Every PDF carries hidden properties that never appear on the page: who created it, which software made it, and the exact minute it was written and last changed. Open your file here to see precisely what it reveals — and any copy you download from the editor carries none of it.
What hidden data is in a PDF?
- Author: often your real name or your computer's username, even when it appears nowhere in the document.
- Producer / Creator: the name and version of the software that made the file.
- Title, subject, keywords: can still hold text from an old draft or an internal filename.
- Dates: when the file was created and last modified — down to the minute.
Why it matters
Send a CV and the Author field can reveal a different name than the one you typed, or that the file started life as a colleague's template. On legal or journalistic documents, the timestamps reveal when it was really prepared. None of it is information you meant to share — but it travels with the file.
Inspect and clean in 3 steps
- 1. Open the editor and upload your PDF.

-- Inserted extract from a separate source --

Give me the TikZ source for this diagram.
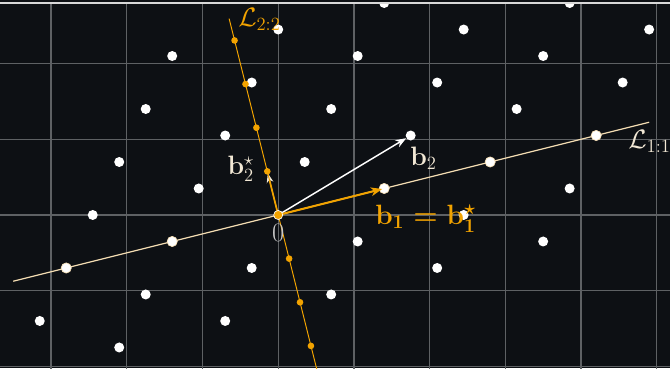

- 2. From the Document menu choose "Hidden data & properties" to see what your original is carrying.
- 3. Hit download — the copy you get is rebuilt from scratch and carries none of those properties.
Frequently asked questions
Do I have to run anything to clean the file?
No. Your PDF is rebuilt from scratch on download, so the hidden properties — and even the time you edited it — are left behind automatically. The inspector is there to show you what your original was carrying.
What about the password-protected copy?
Also cleaned: the metadata is stripped before encryption, so the protected copy carries no author or title either.
Does this remove sensitive text from the pages?
No — metadata and visible content are different things. To permanently remove names or numbers printed on the page, use the redaction tool.
Do the pages or text change?
No — your pages and their content stay exactly as they are; only the hidden properties are left behind.
Is my file uploaded?
No — everything runs in your browser; your document never leaves your device.